The overarching question was: What is the purpose of this passage? It didn’t seem to fit and further it is so theologically packed that one has to wonder if all these conversations truly happened in the same span of time.  So if the purpose of this passage isn’t truly known in it’s context of the New Testament, John to be more precise then how can we relate this incredibly jam packed message into today’s terms…what then is this passages relevance to us?  
Before we get into that, let us first begin to unpack and examine this passage.  Let us begin to answer some of the very big questions that haunt us when we read this passage.  The first is who are the Samaritan’s and why do the Jews and Samaritan’s have such a dislike.  Well first Samaria is the land between Judah and Galilee and so therefore Jesus is passing through on his way to Galilee - they are using the most direct route.  Now the Samaritan’s didn’t hold the same animosity for the Jews as the Jews held for them.  You see the Jews and Samaritans worshiped the same God – the God of Abraham.  In fact, the Samaritans descended from tribes of Israel who after being displaced settled and intermarried with some local Canaanites.  And here lies the problem, they were not truly ethnically Hebrews.  So, Samaritan’s lived by the laws of Moses and kept Kosher.  The Samaritan’s were seen by the Jews as unclean.  So usually Jews had nothing to do with Samaritans.  Yet, here not only is Jesus talking with a Samaritan women he later stays in the city for a while and teachings others.  His disciples, perhaps learning their lesson from before, don’t even question his motives in speaking to this women nor these people.  And perhaps that is striking in itself.  Although the Samaritan’s kept kosher and their food would have been Ok for the Jews to eat, many scholars still believe that it was unusual that Jews of this time would buy food in Samaria.  But then again, there needed to be an explanation for Jesus to be alone and buying food seems like a plausible thing.  Although not all early scrolls include this clause; wherever the disciples are, Jesus is alone at the well when the woman arrives.  Usually water was collected at the beginning of the day, so it is a bit odd that at the hottest time of the day, this women would be conducting this labor intense job.  Yet, here she is, meeting Jesus and receiving a lesson.  And in her conversation with Jesus we realize that she isn’t just any women – or any Samaritan woman for that matter – but she is a sinful Samaritan woman.  
She isn’t stupid for she has heard the talk about the messiah – she has heard about the prophecy of the Christ that is to come.  And during Jesus’ time, he wasn’t the only messiah.  There were plenty of people claiming to be the messiah – there were plenty of teachers out there with new messages.  And yet time and time again, Jesus proved through word and action to be the true Christ.  And we see this in this passage, for not only does she believe but those in her town come to believe.  But why is this important?  Why is it even mentioned?
What is the purpose of this story?  Why should this insignificant women – who doesn’t even have a name – matter?  For she was a sinful, Samaritan – one who by ethnicity was outcast from the Hebrew faith and by her own lifestyle most probably out, caste from her own village.  Perhaps that is why she was there on that afternoon fetching water in the heat of the day instead of the morning.  Perhaps she was trying to avoid those who judge her – those who don’t accept her.  
What is the purpose of this story?
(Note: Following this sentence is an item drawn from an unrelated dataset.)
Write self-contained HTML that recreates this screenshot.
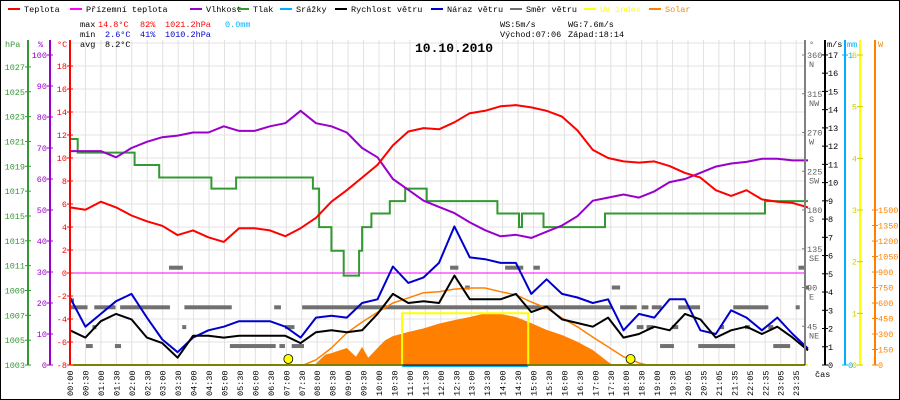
<!DOCTYPE html>
<html><head><meta charset="utf-8"><style>
html,body{margin:0;padding:0;background:#fff;}
svg{display:block;font-family:"Liberation Mono",monospace;}
</style></head><body>
<svg id="chart" width="900" height="400" viewBox="0 0 900 400" xmlns="http://www.w3.org/2000/svg">
<rect x="0" y="0" width="900" height="400" fill="#fff" stroke="#000" stroke-width="2"/>
<g id="grid"></g>
<g id="legend" font-size="8.5"></g>
<g font-size="8.5">
<text x="80" y="27" fill="#000">max</text><text x="98" y="27" fill="#f00">14.8°C</text><text x="140" y="27" fill="#f00">82%</text><text x="165" y="27" fill="#f00">1021.2hPa</text><text x="225" y="27" fill="#00b0ff">0.0mm</text>
<text x="80" y="37" fill="#000">min</text><text x="105" y="37" fill="#00c">2.6°C</text><text x="140" y="37" fill="#00c">41%</text><text x="165" y="37" fill="#00c">1010.2hPa</text>
<text x="80" y="47" fill="#000">avg</text><text x="105" y="47" fill="#000">8.2°C</text>
<text x="500" y="27" fill="#000">WS:5m/s</text><text x="568" y="27" fill="#000">WG:7.6m/s</text>
<text x="500" y="37" fill="#000">Východ:07:06</text><text x="568" y="37" fill="#000">Západ:18:14</text>
</g>
<text x="415" y="52" font-size="13" font-weight="bold" fill="#000">10.10.2010</text>
<g id="marks"></g>
<g id="axes"></g>
</svg>
<script>
// ---- data ----
const hours = [];
for (let i = 0; i <= 48; i++) hours.push(i / 2);
const tempC = [5.7,5.5,6.2,5.7,5.0,4.5,4.1,3.3,3.7,3.1,2.7,3.9,3.9,3.7,3.2,3.9,4.8,6.2,7.2,8.3,9.4,11.1,12.3,12.6,12.5,13.1,13.9,14.1,14.5,14.6,14.4,14.1,13.6,12.4,10.7,10.0,9.7,9.6,9.7,9.3,8.7,8.3,7.2,6.7,7.2,6.4,6.2,6.1,5.7];
const humidity = [69,69,69,67,70,72,73.5,74,75,75,77,75.5,75.5,77,78,82,78,77,75,70,67,60,56.5,53,51,49,46,43.5,41.5,42,41,43,45,48,53,54,55,54,56,59,60,62,64,65,65.5,66.5,66.5,66,66];
const windSpeed = [1.9,1.5,2.4,2.8,2.5,1.5,1.2,0.4,1.6,1.6,1.5,1.6,1.6,1.6,1.6,1.2,1.8,1.9,1.8,1.9,2.8,3.9,3.4,3.5,3.4,4.9,3.6,3.6,3.6,3.9,2.9,3.2,2.5,2.3,2.1,2.6,1.5,1.7,2.1,1.9,2.8,2.5,1.5,1.9,2.1,1.7,2.1,1.5,0.8];
const windGust = [3.7,2.1,2.8,3.5,3.9,2.6,1.4,0.7,1.5,1.9,2.1,2.4,2.4,2.4,2.1,1.5,2.6,2.7,2.6,3.4,3.6,5.4,4.5,4.8,5.6,7.6,5.9,5.8,5.6,5.6,3.9,4.7,3.9,3.7,3.4,3.6,1.9,2.8,2.6,3.6,3.6,1.9,1.7,3.0,2.6,1.9,2.6,1.7,0.9];
const pressTimes = [0,0.25,2.1,2.9,4.6,5.4,7.9,8.1,8.5,8.9,9.4,9.5,9.8,9.9,10.4,10.9,11.6,13.9,14.6,14.7,14.9,15.4,17.4,22.6,24];
const pressVals = [1021.2,1020.1,1019.1,1018.1,1017.2,1018.1,1017.2,1014.1,1012.2,1010.2,1012.2,1014.1,1015.2,1015.2,1016.2,1017.2,1016.2,1015.2,1014.1,1015.2,1015.2,1014.1,1015.2,1016.2,1016.2];
const solarT = [7.95,8.3,8.5,9,9.3,9.5,9.7,10,10.25,10.5,11,11.5,12,12.5,13,13.5,14,14.5,15,15.5,16,16.5,17,17.5,17.65];
const solarW = [0,100,115,165,80,175,70,165,240,280,320,355,400,435,465,500,495,465,405,340,290,225,145,30,0];
const clearT = [7.6,8,8.5,9,9.5,10,10.5,11,11.5,12,12.5,13,13.5,14,14.5,15,15.5,16,16.5,17,17.5,18,18.5,18.75];
const clearW = [0,50,165,310,415,510,600,650,700,710,735,745,745,710,680,610,550,455,370,270,175,80,20,0];
const uvT = [0,10.8,14.9,24];
const uvV = [0,1,0,0];
const dirStart = [0,0,0.79,1.63,3.72,6.64,7.55,11.87,17.89,18.59,18.92,19.78,21.57,23.6,0.73,3.65,6.99,18.43,18.75,19.57,21.14,21.95,22.71,0.52,1.46,5.2,6.81,7.21,19.19,20.43,22.87,3.22,12.36,14.15,15.07,23.69,12.85,17.62,23.9];
const dirEnd   = [0.08,0.57,1.48,3.25,5.26,6.86,12.03,17.62,18.43,18.81,19.24,20.49,22.71,23.7,0.83,3.76,7.3,18.65,18.97,19.78,21.25,22.11,22.87,0.74,1.66,6.69,6.99,7.61,19.64,21.63,23.42,3.67,12.63,14.74,15.28,23.9,13.0,17.89,24];
const dirDeg   = [75,67,67,67,67,67,67,67,67,67,67,67,67,67,44,44,44,44,44,44,44,44,44,22,22,22,22,22,22,22,22,113,113,113,113,113,90,90,90];
const timeLabels = ["00:00","00:30","01:00","01:30","02:00","02:30","03:00","03:30","04:00","04:30","05:00","05:30","06:00","06:30","07:00","07:30","08:00","08:30","09:00","09:30","10:00","10:30","11:00","11:30","12:00","12:30","13:00","13:30","14:00","14:30","15:00","15:30","16:00","16:30","17:00","17:30","18:00","18:30","19:00","19:30","20:05","20:35","21:05","21:35","22:05","22:35","23:05","23:35"];
const sunEvents = [7.1, 18.23];
const hpaTicks = [1027,1025,1023,1021,1019,1017,1015,1013,1011,1009,1007,1005,1003];
const humTicks = [100,90,80,70,60,50,40,30,20,10,0];
const tempTicks = [18,16,14,12,10,8,6,4,2,0,-2,-4,-6,-8];
const msTicks = [17,16,15,14,13,12,11,10,9,8,7,6,5,4,3,2,1,0];
const degTicks = [360,315,270,225,180,135,90,45];
const degNames = ["N","NW","W","SW","S","SE","E","NE"];
const uvTicks = [0,1,2,3,4,5,6];
const wTicks = [0,150,300,450,600,750,900,1050,1200,1350,1500];

// ---- scales ----
const X0 = 70, PXH = 30.75, XR = 805, YB = 365;
const x = t => X0 + t * PXH;
const yT = c => 273 - c * 11.5;
const yH = h => 365 - h * 3.1;
const yP = p => 365 - (p - 1003) * 12.42;
const yV = v => 365 - v * 18.24;
const yD = d => 365 - d * 0.8611;
const yW = w => 365 - w * 0.1033;
const yU = u => 365 - u * 51.67;

const NS = "http://www.w3.org/2000/svg";
function mk(parent, tag, attrs, text) {
  const e = document.createElementNS(NS, tag);
  for (const k in attrs) e.setAttribute(k, attrs[k]);
  if (text !== undefined) e.textContent = text;
  parent.appendChild(e);
  return e;
}
const grid = document.getElementById('grid');
const marks = document.getElementById('marks');
const axes = document.getElementById('axes');
const legend = document.getElementById('legend');

// grid
for (let i = 0; i < timeLabels.length; i++) {
  const gx = X0 + i * 15.45;
  const l = mk(grid, 'line', {x1: gx, y1: 40, x2: gx, y2: YB, stroke: '#e4e0e0', 'stroke-width': 1});
  
  
  const tl = mk(axes, 'text', {x: 0, y: 0, 'font-size': 8.5, fill: '#000', transform: 'translate(' + (gx + 3) + ',396) rotate(-90)'}, timeLabels[i]);
  
  
}
for (let c = 20; c >= -6; c -= 2) {
  const l = mk(grid, 'line', {x1: X0, y1: yT(c), x2: XR, y2: yT(c), stroke: '#e4e0e0', 'stroke-width': 1});
  
  
}

// solar fill
let sp = 'M' + x(solarT[0]) + ',' + YB;
for (let i = 0; i < solarT.length; i++) sp += ' L' + x(solarT[i]) + ',' + yW(solarW[i]);
sp += ' L' + x(solarT[solarT.length - 1]) + ',' + YB + ' Z';
const sol = mk(marks, 'path', {d: sp, fill: '#ff8000'});



function poly(ts, vs, yf, color, name, w) {
  const pts = ts.map((t, i) => x(t).toFixed(1) + ',' + yf(vs[i]).toFixed(1)).join(' ');
  const p = mk(marks, 'polyline', {points: pts, fill: 'none', stroke: color, 'stroke-width': w || 2, 'stroke-linejoin': 'round'});
  
  
}
function step(ts, vs, yf, color, name, w) {
  let pts = [];
  for (let i = 0; i < ts.length; i++) {
    if (i > 0) pts.push(x(ts[i]).toFixed(1) + ',' + yf(vs[i - 1]).toFixed(1));
    pts.push(x(ts[i]).toFixed(1) + ',' + yf(vs[i]).toFixed(1));
  }
  const p = mk(marks, 'polyline', {points: pts.join(' '), fill: 'none', stroke: color, 'stroke-width': w || 2});
  
  
}

// feels-like temp at 0
const fl = mk(marks, 'line', {x1: X0, y1: yT(0), x2: XR, y2: yT(0), stroke: '#ff00ff', 'stroke-width': 1});



// wind direction
for (let i = 0; i < dirDeg.length; i++) {
  const r = mk(marks, 'rect', {x: x(dirStart[i]), y: yD(dirDeg[i]) - 2, width: Math.max(4, x(dirEnd[i]) - x(dirStart[i])), height: 4, fill: '#707070'});
  
  
}

poly(clearT, clearW, yW, '#ff8000', 'solar-clear-sky-line', 1.5);
step(pressTimes, pressVals, yP, '#339933', 'pressure-line');
poly(hours, humidity, yH, '#9900cc', 'humidity-line');
poly(hours, tempC, yT, '#ff0000', 'temperature-line');
poly(hours, windGust, yV, '#0000cc', 'wind-gust-line');
poly(hours, windSpeed, yV, '#000000', 'wind-speed-line');

// precipitation / uv baselines
const rn = mk(marks, 'line', {x1: x(10.8), y1: YB + 1, x2: x(14.9), y2: YB + 1, stroke: '#00b0ff', 'stroke-width': 2});


step(uvT, uvV, yU, '#ffff00', 'uv-index-line', 2);

for (let i = 0; i < sunEvents.length; i++) {
  const c = mk(marks, 'circle', {cx: x(sunEvents[i]), cy: YB - 6, r: 4.5, fill: '#ffff00', stroke: '#000', 'stroke-width': 0.8});
  
  
}

// axes
function axisLine(ax, color, name) {
  const l = mk(axes, 'line', {x1: ax, y1: 40, x2: ax, y2: YB, stroke: color, 'stroke-width': 2});
  
  
}
function ticks(ax, vals, yf, color, side, name, labels) {
  vals.forEach((v, i) => {
    const yy = yf(v);
    mk(axes, 'line', {x1: ax - 3, y1: yy, x2: ax + 3, y2: yy, stroke: color, 'stroke-width': 1});
    const t = mk(axes, 'text', {x: side < 0 ? ax - 3 : ax + 3, y: yy + 3, 'font-size': 8.5, fill: color, 'text-anchor': side < 0 ? 'end' : 'start'}, labels ? labels[i] : String(v));
    
    
  });
}
axisLine(28, '#339933', 'pressure-axis');
axisLine(50, '#9900cc', 'humidity-axis');
axisLine(70, '#ff0000', 'temperature-axis');
axisLine(805, '#808080', 'direction-axis');
axisLine(825, '#000000', 'wind-axis');
axisLine(845, '#00b0ff', 'rain-axis');
axisLine(860, '#ffff00', 'uv-axis');
axisLine(875, '#ff8000', 'solar-axis');
const base = mk(axes, 'line', {x1: X0, y1: YB, x2: XR, y2: YB, stroke: '#000', 'stroke-width': 1});


ticks(28, hpaTicks, yP, '#339933', -1, 'pressure-tick-label');
ticks(50, humTicks, yH, '#9900cc', -1, 'humidity-tick-label');
ticks(70, tempTicks, yT, '#ff0000', -1, 'temperature-tick-label');
ticks(825, msTicks, yV, '#000', 1, 'wind-tick-label');
ticks(860, uvTicks, yU, '#cccc00', -1, 'uv-tick-label');
ticks(875, wTicks, yW, '#ff8000', 1, 'solar-tick-label');
ticks(845, [1, 0], v => v ? 55 : YB, '#00b0ff', 1, 'rain-tick-label');
degTicks.forEach((d, i) => {
  const yy = yD(d);
  mk(axes, 'line', {x1: 802, y1: yy, x2: 805, y2: yy, stroke: '#808080'});
  const t = mk(axes, 'text', {x: 807, y: yy + 3, 'font-size': 8.5, fill: '#606060'}, String(d));
  
  
  const n = mk(axes, 'text', {x: 809, y: yy + 12, 'font-size': 8.5, fill: '#606060'}, degNames[i]);
  
  
});
[['hPa', 5, '#339933'], ['%', 38, '#9900cc'], ['°C', 57, '#ff0000'], ['°', 809, '#606060'], ['m/s', 827, '#000'], ['mm', 847, '#00b0ff'], ['W', 878, '#ff8000']].forEach(a => {
  const t = mk(axes, 'text', {x: a[1], y: 47, 'font-size': 8.5, fill: a[2]}, a[0]);
  
  
});
const cas = mk(axes, 'text', {x: 815, y: 377, 'font-size': 8.5, fill: '#000'}, 'čas');



// legend
[['Teplota', 8, '#ff0000', '#000'], ['Přízemní teplota', 70, '#ff00ff', '#000'], ['Vlhkost', 190, '#9900cc', '#000'], ['Tlak', 237, '#339933', '#000'], ['Srážky', 280, '#00b0ff', '#000'], ['Rychlost větru', 335, '#000', '#000'], ['Náraz větru', 431, '#0000cc', '#000'], ['Směr větru', 510, '#707070', '#000'], ['UV index', 584, '#ffff00', '#ffff00'], ['Solar', 649, '#ff8000', '#ff8000']].forEach(l => {
  const g = mk(legend, 'g', {});
  
  
  mk(g, 'rect', {x: l[1], y: 8, width: 12, height: 2, fill: l[2]});
  mk(g, 'text', {x: l[1] + 16, y: 12, 'font-size': 8.5, fill: l[3]}, l[0]);
});
</script>
</body></html>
Why would Jesus be talking to such a person at a well? And why would it matter so much to the Gospel writer John?  John was the last of the Gospel writers to be writing.  He didn’t have the same stumbling blocks in the way of his Gospel and thus his Gospel reads very differently than the other three.  First, John didn’t have to convenience his readers Jesus was in fact the messiah – this was an already known and believed fact.  In fact, John had another problem and that was giving Christ humanity.  For during his writing, churches had already been established and people were waiting for the end times that were suppose to proceed the messiah to arrive and since they hadn’t they were beginning to add structure to their churches and their theology.  So here, John in one big scoop is giving over a very important lesson.  In the Old Testament many met soon-to-be wives at wells.  Is this important? For the readers of the Gospels would have been familiar with the Old Testament, maybe even more so then we are today – so were they suppose to be drawing some type of connection here – I think yes.  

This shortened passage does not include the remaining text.